Timber industry future probed at inquiry

PM Scott Morrison announcing funding in Eden-Monaro for three industries that are large employers in the Snowy Valleys, including timber, back in June.

The short- and long-term effects of the bushfires on Australia’s timber industry were discussed during a committee hearing last month.

A public hearing of the House Standing Committee on Agriculture and Water Resources inquiry into timber supply chain constraints in the Australian plantation sector took place on October 23.

Chair of the Committee, Rick Wilson MP, said that the evidence they’ve heard so far is that accessing product is getting harder and harder.

“Obviously here particularly, in Tumut, we’ve got an issue with the fires, which has created a very dire short-term prospect,” he acknowledged. 

“But, longer term, it is about trying to attract capital into the plantation sector and accessing suitable country within reasonable transport distance of existing mills, and I guess the existing mills are getting fewer and fewer as the capital requirement gets bigger.”

CEO of AKD Softwoods Shane Vicary said he is looking at the situation as ‘today’s trees versus tomorrow’s trees’, and said there is definitely a shortage with today’s trees.

“There will be 70 to 80 jobs lost sometime between now and probably June or July next year, when the harvest level reduces. That’s an outcome from the bushfires,” he said. 


“There are areas around Australia where there are effectively shortages of fibre to sustain activities. There’s an element of commercial reality that’s kicked in as well. Sawmills have had to get larger to scale up to reduce their processing costs and be able to compete with export pricing.”

AKD is the largest softwood sawmilling company in Australia, producing around 20 to 25 per cent of the softwood timber consumed in the country annually.

Mr Vicary said that, especially post-bushfires, forest owners seem to be a lot more focused on supply rather than export.

“I think ensuring that the trees are offered to the domestic market and that the domestic market is able to compete on an equitable basis is what is important,” he said. 

“That’s what I would like to see—some form of mechanism that enables free market to work but ensures that we look after Australia’s domestic supply chain first and foremost, but that it doesn’t impinge on the rights of the commercial owner of the plantation.”

Mr Vicary also made some observations about what he calls ‘tomorrow’s trees’.

“There has been a lot of talk about how you get more trees in the ground,” he said.


“AKD purchased 500 hectares this year and 700 hectares last year to add to our land.

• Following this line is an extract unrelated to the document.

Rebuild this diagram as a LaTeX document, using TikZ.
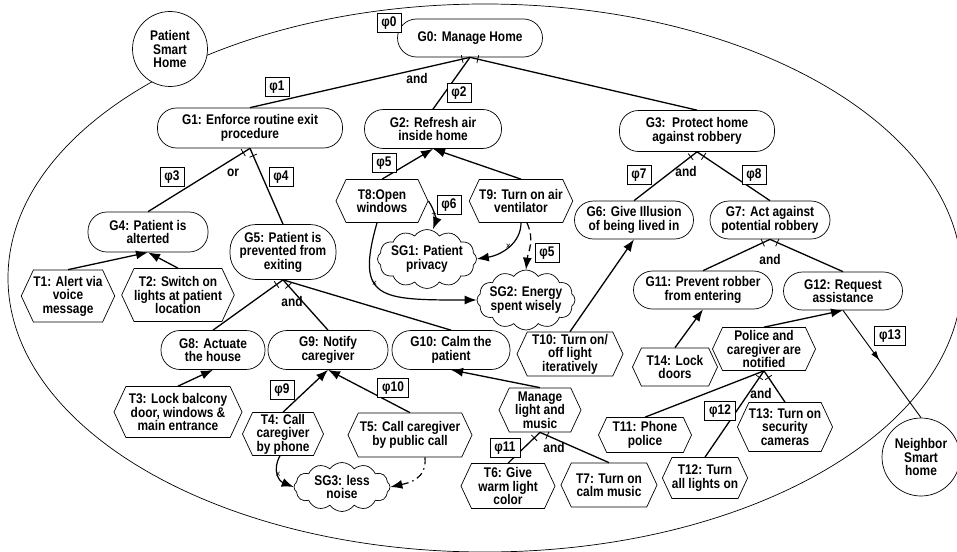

We’ve been pretty much growing our estate at five to 10 per cent, which is tiny compared to what our ambitions are of 400,000 to 500,000 but we feel like we’re doing our part.”

He said one of the biggest issues they have is cash flow.

“Everybody will talk about rate of return and it’s pretty hard to actually work out a discounted cash flow over 30 years,” Mr Vicary said. 

“Most discounted cash flows don’t really work after seven years—once you start putting in discount rates. The way to make this work, as land costs are high, is enabling cash flow at the start. That’s really important.”

He proposed a collaborative working approach that could enable farmers and forestry to utilise land together.

“I think you could look at the New Zealand example, where farm forestry is massive. And, whilst they’ve had some problems in the last 18 months on the billion trees and politics, I think the opportunity is around how you can utilise land that’s not perfect or ideal for food but is fine for fibre,” Mr Vicary said.

Mr Wilson, Chair of the Committee, said he is a farmer himself and there tends to be tension between the farming and plantation sectors in terms of land access.


Mr Vicary responded that in his personal experience, “it’s actually about recognising that the farmer can either lease his land to a forest owner and secure a stable return from that lease, or he can participate through some form of lease and forestry right.” 

“It’s actually moving the farmer to consider what part of the farm is ideal for the activities that they do and what part of the farm is ideal for trees,” Mr Vicary continued.

“From a farm point of view, if you’re able to lease part of your farm to a forest owner who is able to provide you with a secure, steady income, there’s the potential benefit of that. 

“The other experience in New Zealand is that plantations have usually been used as a generational change tool, in the sense that the farmers planted and you reap that after 25 or 30 years, and that usually enables a generational change.”

CEO of the Australian Forest Products Association (AFPA) Mr Ross Hampton also appeared before the Committee, and said it is important for the government to look at specific issues affecting the industry, such as local manufacturing.

He said that getting more trees in the ground will change the dynamic for everyone in the industry.

“The scarcity, and the growing scarcity, of the resource is exacerbating the problem that we’re trying to address here,” Mr Hampton said. 


“We had a goal in the nineties to grow to three million hectares of plantations. As I think you’ll recall, we didn’t get anywhere near it through the policies that were implemented; we only got to two and a bit million, and we’re going backwards at a rate of knots.”

He said that the South West Slopes area has been recognised as a growth area, and now what’s needed is policies to put trees in the ground for future domestic processing.